Monday, August 25, 2008

Juanita Tamayo-Lott to speak at FANHS PA Banquet, October 17

Please save the date and join us - October 17, 2008 - for the FANHS Pennsylvania Chapter's Banquet for Filipino American History Month, to be held at 6 pm at the H.K. Golden Phoenix Restaurant @ 911-913 Race Street, Philadelphia, PA 19107. Tickets are $35 each. To purchase tickets, contact: FANHS PA@gmail.com or call Kim Barroso, FANHS PA President, 713.501.3463 or Brad Baldia, FANHS National Trustee, 215.715.3046. Others involved in the planning committee are Marife Domingo domingo.marife@gmail.com / Cathy Madeja cathy_madeja@yahoo.com / George Gesmundo gesmundophotoart@gmail.com /

The FANHS PA Banquet's featured speaker is:

JUANITA TAMAYO LOTT, nationally known as a pioneer in the field of Filipino American and Asian American Studies, was one of the students who developed the rationale and curriculum for the first Asian American Studies Program in the United State at San Fancisco State in spring 1969. She was founding chair of the Pilipino Studies Planning Group and special assistant to the first Dean of the School of Ethnic Studies, San Francisco State in 1970. After graduating cum laude, she was awarded a Ph.D fellowship in the social sciences, specializing in sociology and demography at the University of Chicago.

From the Midwest, Juanita moved to the Washington, D.C. area. Since 1973 her community and professional work has been primarily at the national level as a manager or analyst ensuring statistical and demographic perspectives in public policies. Juanita began her career at the National Center of Education Statistics analyzing data on Title 1 students. She then led the Asian American Affairs Office at
DHEW during the fall of Vietnam with entry of refugees; ensuring Asian Pacific Islander representation in the planning and conduct of the 1980 Census; and chairing the 1975 working group of the Federal Interagency Committteee on Education that developed the racial and ethnic categories for the the federal statistical system. She was the first Asian American division director at the US Commission on Civil
Rights, 1980-82; first Asian American research associate at the Committee on National Statistics, National Academy of Sciences 1993-94, and first Filipino American section officer, American Statistical Association, 2005-06. In 1997 she joined the US. Census Bureau as special assistant to the Director in preparation for the 2000 Census and subsequently directed the 2010 Census Planning Unit. Her current work is on competitve human capital in a 21st century global eonomy, focusing on the role of civil servants.

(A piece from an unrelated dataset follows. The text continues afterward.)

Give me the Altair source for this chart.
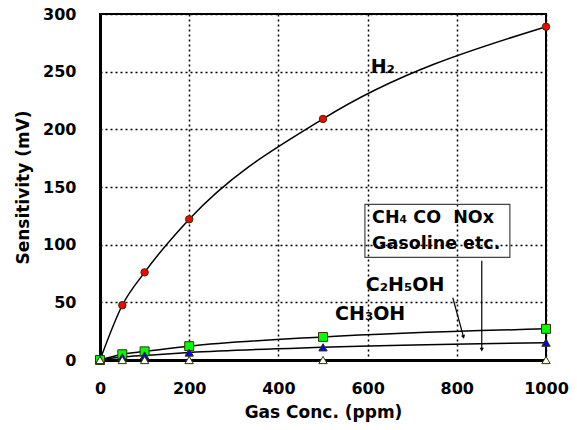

Pioneering Federal projects directed by Juanita resulted in various publications including the classic 1976 Asian American Data Reference Directory and the 1977 Asian American Field Survey (DHEW); 1981 Child Care and Equal Opportunity for Women and 1982 The Federal Response to Domestic Violence (USCCR). Her professional publications include: Common Destiny: Filipino American Generations, 2006; "Population Shifts and Demographic Methods," with C. Matthew Snipp, American Statistical Association/international Joint Statistical Meetings Proceedings, 2003," Asian
Americans: From Racial Category to Multiple Identities
, 1998, and the Asian American Almanac, 1995. Her latest manuscript is on racial, ethnic, and gender bias in education statistics for the 2008 International Encyclopedia of Education.

Juanita is a recipient of the Lifetime Achievement Award from the Association of Asian American Studies . She currently serves on the President's Council of the Population Reference Bureau and is an advisor for Filipino American Studies, University of Maryland, College Park.